#### DATA SHOWN ####
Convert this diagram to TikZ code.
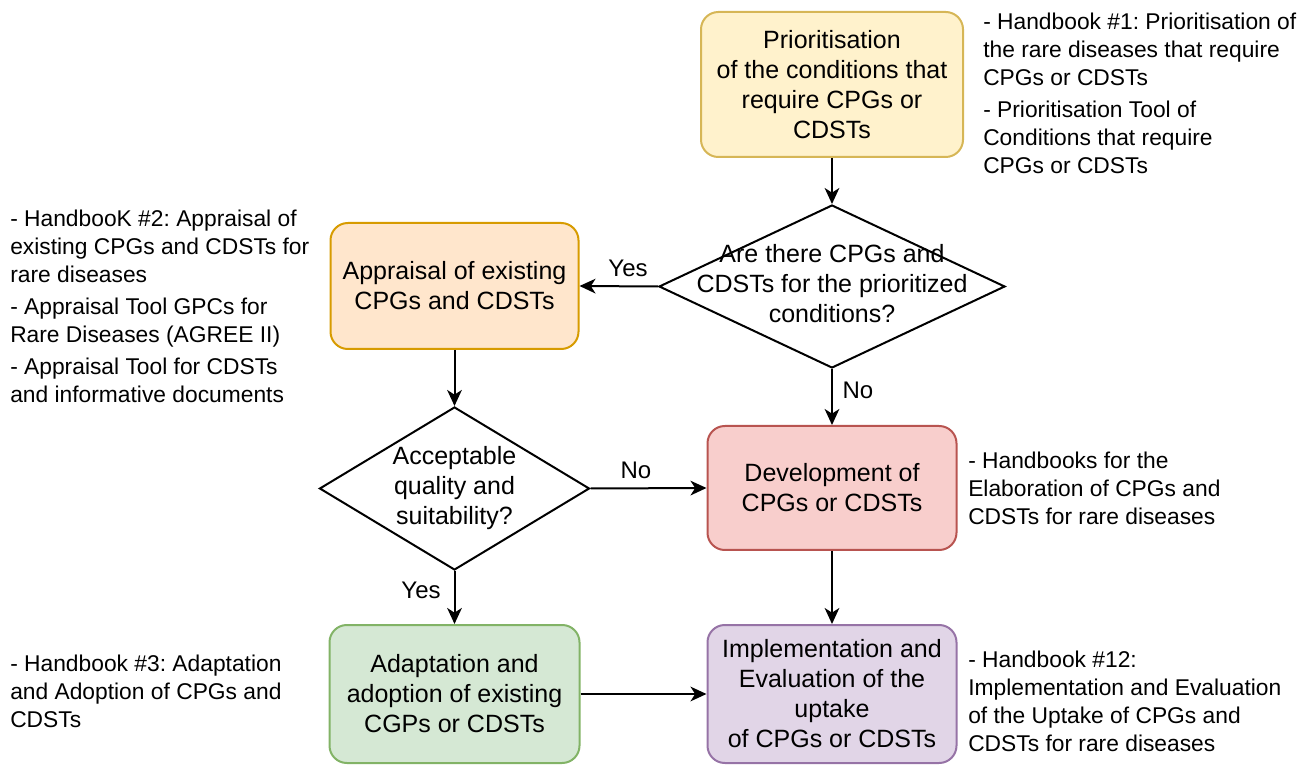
\documentclass[tikz,border=0pt]{standalone}
\usepackage{fontspec}
\setmainfont{Liberation Sans}
\usetikzlibrary{shapes.geometric,arrows.meta}
\definecolor{prioF}{HTML}{FFF2CC}\definecolor{prioD}{HTML}{D6B656}
\definecolor{apprF}{HTML}{FFE6CC}\definecolor{apprD}{HTML}{D79B00}
\definecolor{devF}{HTML}{F8CECC}\definecolor{devD}{HTML}{B85450}
\definecolor{adaF}{HTML}{D5E8D4}\definecolor{adaD}{HTML}{82B366}
\definecolor{impF}{HTML}{E1D5E7}\definecolor{impD}{HTML}{9673A6}
\frenchspacing
\begin{document}
\begin{tikzpicture}[x=0.75pt,y=-0.75pt,
 box/.style={draw, line width=1.5pt, rounded corners=13pt, align=center, font=\fontsize{18.75}{22.5}\selectfont, inner sep=0pt},
 dia/.style={draw, line width=1.5pt, diamond, inner sep=0pt, fill=white},
 dtxt/.style={align=center, font=\fontsize{18.75}{22.5}\selectfont, inner sep=0pt},
 note/.style={align=left, anchor=north west, inner sep=0pt, font=\fontsize{17.1}{21}\selectfont},
 lab/.style={font=\fontsize{18}{21}\selectfont, inner sep=0pt},
 arr/.style={line width=1.5pt, -{Stealth[length=12pt,width=11pt,inset=3.5pt]}}
]
\useasboundingbox (0,0) rectangle (1311,766);

\node[box, fill=prioF, draw=prioD, minimum width=196.5pt, minimum height=108.75pt] (prio) at (832,84.5)
  {Prioritisation\\of the conditions that\\require CPGs or\\CDSTs};
\node[dia, minimum width=259.5pt, minimum height=122.25pt,
  label={[dtxt, yshift=2.25pt]center:{Are there CPGs and\\CDSTs for the prioritized\\conditions?}}] (d1) at (832,286.5) {};
\node[box, fill=apprF, draw=apprD, minimum width=186pt, minimum height=94.5pt] (appr) at (454.5,286)
  {Appraisal of existing\\CPGs and CDSTs};
\node[dia, minimum width=202.5pt, minimum height=122.25pt,
  label={[dtxt]center:{Acceptable\\quality and\\suitability?}}] (d2) at (454.5,488.5) {};
\node[box, fill=devF, draw=devD, minimum width=186.75pt, minimum height=93pt] (dev) at (832,488)
  {Development of\\CPGs or CDSTs};
\node[box, fill=adaF, draw=adaD, minimum width=187.5pt, minimum height=103.5pt] (ada) at (454.5,694)
  {Adaptation and\\adoption of existing\\CGPs or CDSTs};
\node[box, fill=impF, draw=impD, minimum width=186.75pt, minimum height=103.5pt] (imp) at (832,694)
  {Implementation and\\Evaluation of the\\uptake\\of CPGs or CDSTs};

\draw[arr] (prio) -- (d1);
\draw[arr] (d1.west) -- (appr.east) node[lab] at (628,268) {Yes};
\draw[arr] (d1.south) -- (dev.north) node[lab] at (858,390) {No};
\draw[arr] (appr) -- (d2);
\draw[arr] (d2.east) -- (dev.west) node[lab] at (636,470) {No};
\draw[arr] (d2.south) -- (ada.north) node[lab] at (421,590) {Yes};
\draw[arr] (dev) -- (imp);
\draw[arr] (ada) -- (imp);

\node[note] (n1) at (983,13) {- Handbook \#1: Prioritisation of\\the rare diseases that require\\CPGs or CDSTs\\[3pt]- Prioritisation Tool of\\Conditions that require\\CPGs or CDSTs};
\node[note] (n2) at (10,210) {- HandbooK \#2: Appraisal of\\existing CPGs and CDSTs for\\rare diseases\\[3pt]- Appraisal Tool GPCs for\\Rare Diseases (AGREE II)\\[3pt]- Appraisal Tool for CDSTs\\and informative documents};
\node[note] (n3) at (968,452) {- Handbooks for the\\Elaboration of CPGs and\\CDSTs for rare diseases};
\node[note] (n4) at (10,655) {- Handbook \#3: Adaptation\\and Adoption of CPGs and\\CDSTs};
\node[note] (n5) at (968,651) {- Handbook \#12:\\Implementation and Evaluation\\of the Uptake of CPGs and\\CDSTs for rare diseases};
\end{tikzpicture}
\end{document}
####
= GIVEN PROBLEM =
Each line above is to be copied verbatim. Drop any image from the copy.

= EXERCISE SOLUTION =
Convert this diagram to TikZ code.
\documentclass[tikz,border=0pt]{standalone}
\usepackage{fontspec}
\setmainfont{Liberation Sans}
\usetikzlibrary{shapes.geometric,arrows.meta}
\definecolor{prioF}{HTML}{FFF2CC}\definecolor{prioD}{HTML}{D6B656}
\definecolor{apprF}{HTML}{FFE6CC}\definecolor{apprD}{HTML}{D79B00}
\definecolor{devF}{HTML}{F8CECC}\definecolor{devD}{HTML}{B85450}
\definecolor{adaF}{HTML}{D5E8D4}\definecolor{adaD}{HTML}{82B366}
\definecolor{impF}{HTML}{E1D5E7}\definecolor{impD}{HTML}{9673A6}
\frenchspacing
\begin{document}
\begin{tikzpicture}[x=0.75pt,y=-0.75pt,
 box/.style={draw, line width=1.5pt, rounded corners=13pt, align=center, font=\fontsize{18.75}{22.5}\selectfont, inner sep=0pt},
 dia/.style={draw, line width=1.5pt, diamond, inner sep=0pt, fill=white},
 dtxt/.style={align=center, font=\fontsize{18.75}{22.5}\selectfont, inner sep=0pt},
 note/.style={align=left, anchor=north west, inner sep=0pt, font=\fontsize{17.1}{21}\selectfont},
 lab/.style={font=\fontsize{18}{21}\selectfont, inner sep=0pt},
 arr/.style={line width=1.5pt, -{Stealth[length=12pt,width=11pt,inset=3.5pt]}}
]
\useasboundingbox (0,0) rectangle (1311,766);

\node[box, fill=prioF, draw=prioD, minimum width=196.5pt, minimum height=108.75pt] (prio) at (832,84.5)
  {Prioritisation\\of the conditions that\\require CPGs or\\CDSTs};
\node[dia, minimum width=259.5pt, minimum height=122.25pt,
  label={[dtxt, yshift=2.25pt]center:{Are there CPGs and\\CDSTs for the prioritized\\conditions?}}] (d1) at (832,286.5) {};
\node[box, fill=apprF, draw=apprD, minimum width=186pt, minimum height=94.5pt] (appr) at (454.5,286)
  {Appraisal of existing\\CPGs and CDSTs};
\node[dia, minimum width=202.5pt, minimum height=122.25pt,
  label={[dtxt]center:{Acceptable\\quality and\\suitability?}}] (d2) at (454.5,488.5) {};
\node[box, fill=devF, draw=devD, minimum width=186.75pt, minimum height=93pt] (dev) at (832,488)
  {Development of\\CPGs or CDSTs};
\node[box, fill=adaF, draw=adaD, minimum width=187.5pt, minimum height=103.5pt] (ada) at (454.5,694)
  {Adaptation and\\adoption of existing\\CGPs or CDSTs};
\node[box, fill=impF, draw=impD, minimum width=186.75pt, minimum height=103.5pt] (imp) at (832,694)
  {Implementation and\\Evaluation of the\\uptake\\of CPGs or CDSTs};

\draw[arr] (prio) -- (d1);
\draw[arr] (d1.west) -- (appr.east) node[lab] at (628,268) {Yes};
\draw[arr] (d1.south) -- (dev.north) node[lab] at (858,390) {No};
\draw[arr] (appr) -- (d2);
\draw[arr] (d2.east) -- (dev.west) node[lab] at (636,470) {No};
\draw[arr] (d2.south) -- (ada.north) node[lab] at (421,590) {Yes};
\draw[arr] (dev) -- (imp);
\draw[arr] (ada) -- (imp);

\node[note] (n1) at (983,13) {- Handbook \#1: Prioritisation of\\the rare diseases that require\\CPGs or CDSTs\\[3pt]- Prioritisation Tool of\\Conditions that require\\CPGs or CDSTs};
\node[note] (n2) at (10,210) {- HandbooK \#2: Appraisal of\\existing CPGs and CDSTs for\\rare diseases\\[3pt]- Appraisal Tool GPCs for\\Rare Diseases (AGREE II)\\[3pt]- Appraisal Tool for CDSTs\\and informative documents};
\node[note] (n3) at (968,452) {- Handbooks for the\\Elaboration of CPGs and\\CDSTs for rare diseases};
\node[note] (n4) at (10,655) {- Handbook \#3: Adaptation\\and Adoption of CPGs and\\CDSTs};
\node[note] (n5) at (968,651) {- Handbook \#12:\\Implementation and Evaluation\\of the Uptake of CPGs and\\CDSTs for rare diseases};
\end{tikzpicture}
\end{document}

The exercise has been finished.